Defeat of genocide amendment is not a cause for despair

Screenshot from Twitter of alleged Uyghur prisoners, blindfolded and cuffed being loaded on to trains. (Via Jewish News)
Screenshot from Twitter of alleged Uyghur prisoners, blindfolded and cuffed being loaded on to trains. (Via Jewish News)

Last Tuesday was a good day for progress on tackling the genocide of the Uyghurs. In one of his very last acts as United States Secretary of State, Mike Pompeo determined that the atrocities perpetrated by the Chinese Communist Party regime against the Uyghurs constitute genocide. His successor, Antony Blinken, immediately agreed, stating at his confirmation hearing in the US Senate that: “On the Uyghurs I think we’re very much in agreement. And the forcing of men, women and children into concentration camps, trying to, in effect, re-educate them to be adherents to the ideology of the Chinese Communist Party, all of that speaks to an effort to commit genocide.”
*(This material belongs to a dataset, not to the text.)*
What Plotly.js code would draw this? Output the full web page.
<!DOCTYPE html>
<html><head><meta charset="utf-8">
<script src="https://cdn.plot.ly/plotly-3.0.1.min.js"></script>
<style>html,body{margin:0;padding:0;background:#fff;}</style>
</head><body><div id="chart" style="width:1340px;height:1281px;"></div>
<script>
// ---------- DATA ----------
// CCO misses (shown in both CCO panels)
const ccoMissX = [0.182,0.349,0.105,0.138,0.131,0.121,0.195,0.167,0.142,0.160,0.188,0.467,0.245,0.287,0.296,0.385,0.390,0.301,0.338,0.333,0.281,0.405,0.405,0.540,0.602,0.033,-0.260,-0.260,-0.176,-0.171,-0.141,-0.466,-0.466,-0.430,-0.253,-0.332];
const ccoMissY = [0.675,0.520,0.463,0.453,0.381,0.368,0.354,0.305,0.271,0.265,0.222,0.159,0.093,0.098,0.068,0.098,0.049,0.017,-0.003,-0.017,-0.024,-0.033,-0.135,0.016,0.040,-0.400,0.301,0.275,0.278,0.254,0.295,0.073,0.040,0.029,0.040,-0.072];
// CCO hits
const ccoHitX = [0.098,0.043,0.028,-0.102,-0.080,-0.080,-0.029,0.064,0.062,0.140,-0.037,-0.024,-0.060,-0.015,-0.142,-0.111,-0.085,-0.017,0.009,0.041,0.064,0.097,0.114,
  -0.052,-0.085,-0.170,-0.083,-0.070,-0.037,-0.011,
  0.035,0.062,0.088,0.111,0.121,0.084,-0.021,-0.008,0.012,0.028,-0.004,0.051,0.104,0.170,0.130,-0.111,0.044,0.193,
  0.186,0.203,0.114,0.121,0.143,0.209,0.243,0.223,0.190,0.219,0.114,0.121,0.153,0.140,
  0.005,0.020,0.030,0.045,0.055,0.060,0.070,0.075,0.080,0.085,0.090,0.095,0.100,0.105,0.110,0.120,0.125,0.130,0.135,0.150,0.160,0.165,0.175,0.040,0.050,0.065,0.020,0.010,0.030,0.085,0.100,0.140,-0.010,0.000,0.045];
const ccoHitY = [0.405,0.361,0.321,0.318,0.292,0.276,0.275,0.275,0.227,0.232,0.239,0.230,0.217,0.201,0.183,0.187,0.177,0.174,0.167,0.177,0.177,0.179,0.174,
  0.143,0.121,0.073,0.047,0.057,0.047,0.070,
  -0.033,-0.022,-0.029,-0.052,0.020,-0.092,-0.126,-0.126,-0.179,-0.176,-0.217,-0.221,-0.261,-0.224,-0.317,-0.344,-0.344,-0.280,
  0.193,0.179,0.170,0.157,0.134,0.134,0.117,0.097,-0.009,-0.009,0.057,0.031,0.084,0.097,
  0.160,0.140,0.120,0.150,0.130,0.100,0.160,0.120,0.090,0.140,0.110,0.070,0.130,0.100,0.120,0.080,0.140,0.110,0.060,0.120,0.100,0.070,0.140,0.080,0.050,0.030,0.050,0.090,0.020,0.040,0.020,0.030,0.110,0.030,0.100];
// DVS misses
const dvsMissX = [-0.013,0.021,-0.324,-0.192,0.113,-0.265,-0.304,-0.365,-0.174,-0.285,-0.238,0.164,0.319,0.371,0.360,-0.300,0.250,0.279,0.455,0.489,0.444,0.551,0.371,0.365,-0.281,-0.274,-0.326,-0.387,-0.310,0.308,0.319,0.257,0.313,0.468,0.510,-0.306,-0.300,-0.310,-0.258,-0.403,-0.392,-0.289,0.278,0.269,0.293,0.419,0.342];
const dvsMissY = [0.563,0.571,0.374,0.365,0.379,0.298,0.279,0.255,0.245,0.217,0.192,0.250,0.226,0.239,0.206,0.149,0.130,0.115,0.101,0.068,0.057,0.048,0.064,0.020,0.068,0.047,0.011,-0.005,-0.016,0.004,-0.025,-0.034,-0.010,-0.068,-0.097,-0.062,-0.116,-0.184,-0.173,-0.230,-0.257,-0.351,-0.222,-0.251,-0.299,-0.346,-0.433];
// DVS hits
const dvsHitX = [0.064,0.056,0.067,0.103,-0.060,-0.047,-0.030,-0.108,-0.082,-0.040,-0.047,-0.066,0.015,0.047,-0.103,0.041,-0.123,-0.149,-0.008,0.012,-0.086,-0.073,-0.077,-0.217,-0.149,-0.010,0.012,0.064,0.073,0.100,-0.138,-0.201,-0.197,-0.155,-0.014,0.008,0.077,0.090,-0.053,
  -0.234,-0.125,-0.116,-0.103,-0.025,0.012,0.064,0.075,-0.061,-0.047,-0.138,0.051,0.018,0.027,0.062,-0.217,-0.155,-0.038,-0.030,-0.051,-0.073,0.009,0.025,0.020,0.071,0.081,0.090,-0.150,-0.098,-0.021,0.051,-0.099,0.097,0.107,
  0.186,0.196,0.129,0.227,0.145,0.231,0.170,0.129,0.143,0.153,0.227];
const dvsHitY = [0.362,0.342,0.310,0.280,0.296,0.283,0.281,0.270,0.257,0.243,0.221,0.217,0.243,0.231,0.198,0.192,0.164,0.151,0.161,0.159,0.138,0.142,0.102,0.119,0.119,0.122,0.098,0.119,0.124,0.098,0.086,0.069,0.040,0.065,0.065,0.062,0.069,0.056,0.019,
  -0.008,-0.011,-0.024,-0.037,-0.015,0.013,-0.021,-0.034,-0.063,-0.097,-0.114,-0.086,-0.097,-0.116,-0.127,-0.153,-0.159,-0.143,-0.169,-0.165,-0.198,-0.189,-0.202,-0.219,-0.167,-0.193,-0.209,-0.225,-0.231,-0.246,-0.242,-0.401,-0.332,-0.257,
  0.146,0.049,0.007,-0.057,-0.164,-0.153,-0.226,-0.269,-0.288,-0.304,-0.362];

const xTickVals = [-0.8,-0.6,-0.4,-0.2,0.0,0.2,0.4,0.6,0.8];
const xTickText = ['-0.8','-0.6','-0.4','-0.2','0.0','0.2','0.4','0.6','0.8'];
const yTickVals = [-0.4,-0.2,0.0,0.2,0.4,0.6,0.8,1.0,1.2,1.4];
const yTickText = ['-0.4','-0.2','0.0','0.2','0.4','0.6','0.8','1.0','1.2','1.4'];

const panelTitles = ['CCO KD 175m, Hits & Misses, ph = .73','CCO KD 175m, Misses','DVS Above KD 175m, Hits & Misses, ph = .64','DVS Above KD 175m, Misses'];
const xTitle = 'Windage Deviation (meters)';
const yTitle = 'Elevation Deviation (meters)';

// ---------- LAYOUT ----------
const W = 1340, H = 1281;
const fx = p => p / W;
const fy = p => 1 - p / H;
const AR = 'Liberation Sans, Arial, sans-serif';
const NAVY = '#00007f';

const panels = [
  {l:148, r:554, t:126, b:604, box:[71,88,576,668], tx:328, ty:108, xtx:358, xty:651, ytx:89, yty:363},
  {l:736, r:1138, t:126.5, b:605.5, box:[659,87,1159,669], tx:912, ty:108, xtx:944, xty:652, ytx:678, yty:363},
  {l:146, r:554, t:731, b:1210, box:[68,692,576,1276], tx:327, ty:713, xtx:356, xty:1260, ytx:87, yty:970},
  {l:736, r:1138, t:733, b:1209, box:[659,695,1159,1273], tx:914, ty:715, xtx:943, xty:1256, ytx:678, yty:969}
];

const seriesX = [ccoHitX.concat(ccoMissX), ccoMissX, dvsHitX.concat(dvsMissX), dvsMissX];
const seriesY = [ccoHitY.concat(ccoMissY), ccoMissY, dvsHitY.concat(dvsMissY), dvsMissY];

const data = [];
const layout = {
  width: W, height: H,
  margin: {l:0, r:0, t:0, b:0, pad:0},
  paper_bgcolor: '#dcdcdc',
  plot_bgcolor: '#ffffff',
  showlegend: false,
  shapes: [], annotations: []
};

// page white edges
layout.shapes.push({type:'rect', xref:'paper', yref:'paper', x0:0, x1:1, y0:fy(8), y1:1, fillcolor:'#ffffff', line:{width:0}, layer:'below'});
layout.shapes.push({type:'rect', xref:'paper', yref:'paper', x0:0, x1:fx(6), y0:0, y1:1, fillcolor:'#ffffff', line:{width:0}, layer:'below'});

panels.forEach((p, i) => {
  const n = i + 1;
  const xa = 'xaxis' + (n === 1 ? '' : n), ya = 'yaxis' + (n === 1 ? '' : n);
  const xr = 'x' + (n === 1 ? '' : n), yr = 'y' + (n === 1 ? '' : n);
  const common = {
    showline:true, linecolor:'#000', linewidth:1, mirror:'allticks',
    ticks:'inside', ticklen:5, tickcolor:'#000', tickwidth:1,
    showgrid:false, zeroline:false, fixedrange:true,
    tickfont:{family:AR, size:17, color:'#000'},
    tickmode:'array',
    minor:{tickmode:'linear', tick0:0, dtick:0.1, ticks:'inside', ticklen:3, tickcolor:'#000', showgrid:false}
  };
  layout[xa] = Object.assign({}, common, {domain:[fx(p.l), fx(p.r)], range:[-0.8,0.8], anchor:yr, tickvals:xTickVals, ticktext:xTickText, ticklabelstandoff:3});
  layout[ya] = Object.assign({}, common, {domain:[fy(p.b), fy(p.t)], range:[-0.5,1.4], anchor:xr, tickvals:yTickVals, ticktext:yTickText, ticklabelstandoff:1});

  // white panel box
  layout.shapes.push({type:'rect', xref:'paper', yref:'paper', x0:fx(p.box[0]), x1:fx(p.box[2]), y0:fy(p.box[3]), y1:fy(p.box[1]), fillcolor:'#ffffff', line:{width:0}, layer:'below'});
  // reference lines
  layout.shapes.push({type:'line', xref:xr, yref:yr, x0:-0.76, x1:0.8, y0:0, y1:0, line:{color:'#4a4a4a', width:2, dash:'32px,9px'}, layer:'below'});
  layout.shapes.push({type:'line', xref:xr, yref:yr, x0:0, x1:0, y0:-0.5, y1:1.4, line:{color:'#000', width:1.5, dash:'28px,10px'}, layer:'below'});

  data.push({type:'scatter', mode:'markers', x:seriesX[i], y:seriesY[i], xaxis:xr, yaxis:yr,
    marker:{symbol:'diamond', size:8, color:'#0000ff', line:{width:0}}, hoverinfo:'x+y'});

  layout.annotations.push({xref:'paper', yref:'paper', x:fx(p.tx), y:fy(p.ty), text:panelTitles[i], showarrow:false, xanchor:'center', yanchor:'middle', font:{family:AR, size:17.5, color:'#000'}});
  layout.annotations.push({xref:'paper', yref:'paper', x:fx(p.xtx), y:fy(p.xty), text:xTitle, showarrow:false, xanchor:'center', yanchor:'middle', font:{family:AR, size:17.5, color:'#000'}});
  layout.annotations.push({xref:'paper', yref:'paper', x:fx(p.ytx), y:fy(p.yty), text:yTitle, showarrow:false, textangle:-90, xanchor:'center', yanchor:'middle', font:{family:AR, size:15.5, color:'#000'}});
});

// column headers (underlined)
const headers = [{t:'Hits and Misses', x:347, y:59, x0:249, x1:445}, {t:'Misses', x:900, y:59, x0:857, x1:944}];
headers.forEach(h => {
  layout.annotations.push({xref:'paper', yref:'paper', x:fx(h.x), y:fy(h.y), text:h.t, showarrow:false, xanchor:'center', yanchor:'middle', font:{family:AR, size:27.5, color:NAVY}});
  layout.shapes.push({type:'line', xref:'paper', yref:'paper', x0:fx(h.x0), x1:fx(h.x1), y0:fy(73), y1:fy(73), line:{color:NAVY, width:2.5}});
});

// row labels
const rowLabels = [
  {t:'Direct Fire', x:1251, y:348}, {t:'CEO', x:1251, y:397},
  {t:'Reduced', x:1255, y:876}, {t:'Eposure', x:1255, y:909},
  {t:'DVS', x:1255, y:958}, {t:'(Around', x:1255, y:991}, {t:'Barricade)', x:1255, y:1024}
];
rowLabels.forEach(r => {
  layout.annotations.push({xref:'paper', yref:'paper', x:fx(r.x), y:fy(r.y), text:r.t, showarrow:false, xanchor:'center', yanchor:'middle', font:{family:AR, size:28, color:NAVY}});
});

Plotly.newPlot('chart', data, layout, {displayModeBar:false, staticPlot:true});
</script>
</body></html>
Within an hour of Secretary Pompeo’s announcement, the House of Commons came within just 11 votes from defeating the government and passing an amendment to the Trade Bill that would allow our courts to determine genocide.
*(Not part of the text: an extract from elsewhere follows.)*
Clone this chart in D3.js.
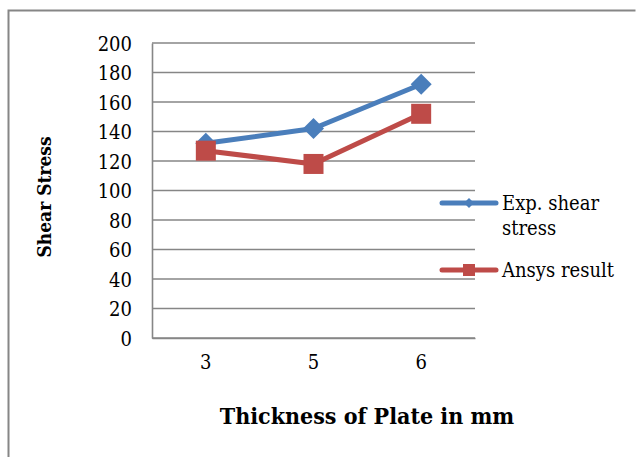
<!DOCTYPE html>
<html>
<head>
<meta charset="utf-8">
<script src="https://cdn.jsdelivr.net/npm/d3@7"></script>
<style>
  html, body { margin: 0; padding: 0; background: #fff; }
  svg { display: block; }
  text { font-family: "DejaVu Serif Condensed", "DejaVu Serif", serif; font-stretch: condensed; fill: #000; }
</style>
</head>
<body>
<script>
// Plate thickness (mm) and shear stress per method
const categories = ["3", "5", "6"];
const expShear = [132, 142, 172];
const ansysResult = [127, 118, 152];
const yTicks = [0, 20, 40, 60, 80, 100, 120, 140, 160, 180, 200];
const seriesNames = ["Exp. shear stress", "Ansys result"];

const W = 636, H = 457;
const svg = d3.select("body").append("svg").attr("width", W).attr("height", H);

// outer chart frame
svg.append("path")
  .attr("d", `M8.5,${H} V10.5 H635.5`)
  .attr("fill", "none").attr("stroke", "#868686").attr("stroke-width", 2);

const plot = { left: 152, right: 475, top: 43, bottom: 338 };

const x = d3.scaleBand().domain(categories).range([plot.left, plot.right]);
const y = d3.scaleLinear().domain([0, 200]).range([plot.bottom, plot.top]);

// horizontal gridlines
svg.append("g").selectAll("line").data(yTicks).join("line")
  .attr("x1", plot.left).attr("x2", plot.right)
  .attr("y1", d => y(d)).attr("y2", d => y(d))
  .attr("stroke", "#868686").attr("stroke-width", 1.6);

// axes
const yAxis = svg.append("g").attr("transform", `translate(${plot.left},0)`)
  .call(d3.axisLeft(y).tickValues(yTicks).tickSize(0).tickPadding(20));
yAxis.select(".domain").attr("stroke", "#868686").attr("stroke-width", 1.6);
yAxis.selectAll("text").attr("font-size", 20).attr("dy", "0.36em");

const xAxis = svg.append("g").attr("transform", `translate(0,${plot.bottom})`)
  .call(d3.axisBottom(x).tickSize(0).tickPadding(17));
xAxis.select(".domain").attr("stroke", "#868686").attr("stroke-width", 1.6);
xAxis.selectAll("text").attr("font-size", 20);

// axis titles
svg.append("text")
  .attr("x", 367).attr("y", 424)
  .attr("text-anchor", "middle").attr("font-size", 23).attr("font-weight", "bold")
  .text("Thickness of Plate in mm");
svg.append("text")
  .attr("transform", `translate(51,${197}) rotate(-90)`)
  .attr("text-anchor", "middle").attr("font-size", 19).attr("font-weight", "bold")
  .text("Shear Stress");

const cx = d => x(d) + x.bandwidth() / 2;
const line = d3.line().x(d => cx(d.c)).y(d => y(d.v));

const blue = "#4A7EBB", red = "#BE4B48";
const expPts = categories.map((c, i) => ({ c, v: expShear[i] }));
const ansPts = categories.map((c, i) => ({ c, v: ansysResult[i] }));
const diamondPath = r => `M0,${-r}L${r},0L0,${r}L${-r},0Z`;

// Exp. shear stress series
svg.append("path").datum(expPts).attr("d", line)
  .attr("fill", "none").attr("stroke", blue).attr("stroke-width", 5).attr("stroke-linejoin", "round");
svg.append("g").selectAll("path").data(expPts).join("path")
  .attr("transform", d => `translate(${cx(d.c)},${y(d.v)})`)
  .attr("d", diamondPath(10.5)).attr("fill", blue);

// Ansys result series
svg.append("path").datum(ansPts).attr("d", line)
  .attr("fill", "none").attr("stroke", red).attr("stroke-width", 5).attr("stroke-linejoin", "round");
svg.append("g").selectAll("rect").data(ansPts).join("rect")
  .attr("x", d => cx(d.c) - 10).attr("y", d => y(d.v) - 10)
  .attr("width", 20).attr("height", 20).attr("fill", red);

// legend
const legend = svg.append("g");
const lg = [
  { name: seriesNames[0], color: blue, y: 203, lines: ["Exp. shear", "stress"] },
  { name: seriesNames[1], color: red, y: 270, lines: ["Ansys result"] }
];
lg.forEach((d, i) => {
  legend.append("line").attr("x1", 442).attr("x2", 496).attr("y1", d.y).attr("y2", d.y)
    .attr("stroke", d.color).attr("stroke-width", 5).attr("stroke-linecap", "round");
  if (i === 0) {
    legend.append("path").attr("d", diamondPath(5))
      .attr("transform", `translate(469,${d.y})`).attr("fill", d.color);
  } else {
    legend.append("rect").attr("x", 463).attr("y", d.y - 6).attr("width", 12).attr("height", 12).attr("fill", d.color);
  }
  const t = legend.append("text").attr("x", 502).attr("y", d.y).attr("font-size", 20);
  d.lines.forEach((s, k) => t.append("tspan").attr("x", 502).attr("dy", k === 0 ? "0.36em" : 25).text(s));
});
</script>
</body>
</html>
That the government defeated the amendment is no cause for despair – instead, the fact that 33 Conservative MPs, including a former party leader, several former ministers and the chairs of the foreign affairs and defence committees, rebelled and voted for the amendment, alongside broad cross-party support, is a great encouragement. Far from being over, the fight to enable the Uyghurs to have their day in court has only just begun.

The genocide amendment started in the House of Lords and was passed by a thumping majority of 287 to 161. Backed by some of Britain’s most distinguished lawyers, including a former Lord Chief Justice and several former Supreme Court  judges, it also has the support of a former Conservative Party chairman, a former Conservative government chief whip and several former Cabinet ministers, as well as the former heads of the RAF and MI5, Church of England bishops and the Labour and Liberal Democrat benches.
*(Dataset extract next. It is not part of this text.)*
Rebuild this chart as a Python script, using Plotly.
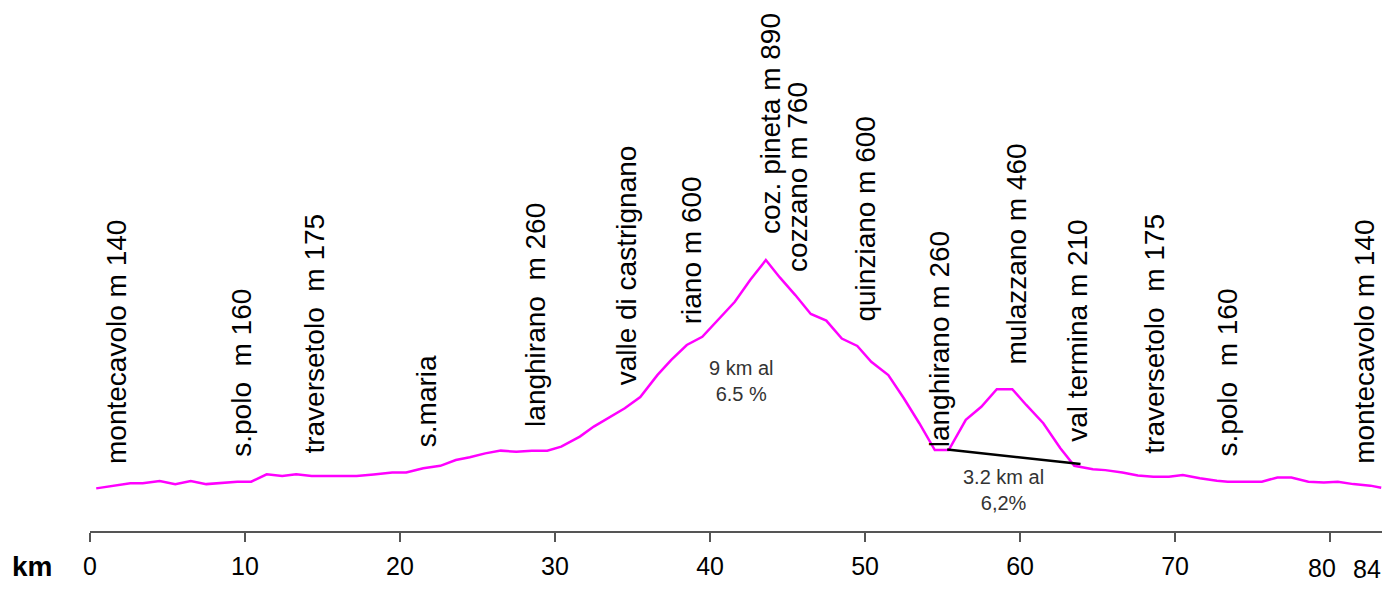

In that debate, the Conservative peer Lord Polak quoted the late – and very great – former Chief Rabbi Lord Sacks’ reflections on the genocide in Rwanda. Lord Sacks recalled that there had been at least two warnings of potential genocide in Rwanda and, in his words, “Both times humanity hid its face”. Crossbench peer and prominent barrister Baroness Deech made a similar point, warning that “advance action is needed to prevent genocide. Once it is happening it is too late.”

The International Bar Association, the Bar Human Rights Committee of England and Wales, the Muslim Council of Britain, Humanists UK, the Catholic Bishop of Clifton, the Anglican Bishops of Truro and St Alban’s and of course, most especially, the Board of Deputies of British Jews are publicly supporting the amendment, as are two former Foreign Secretaries – Sir Malcolm Rifkind and Jeremy Hunt, and Bill Browder, the pioneer of Magnitsky sanctions. A Holocaust survivor recorded a powerful video message in support. It is hard to imagine a more impressive, credible coalition.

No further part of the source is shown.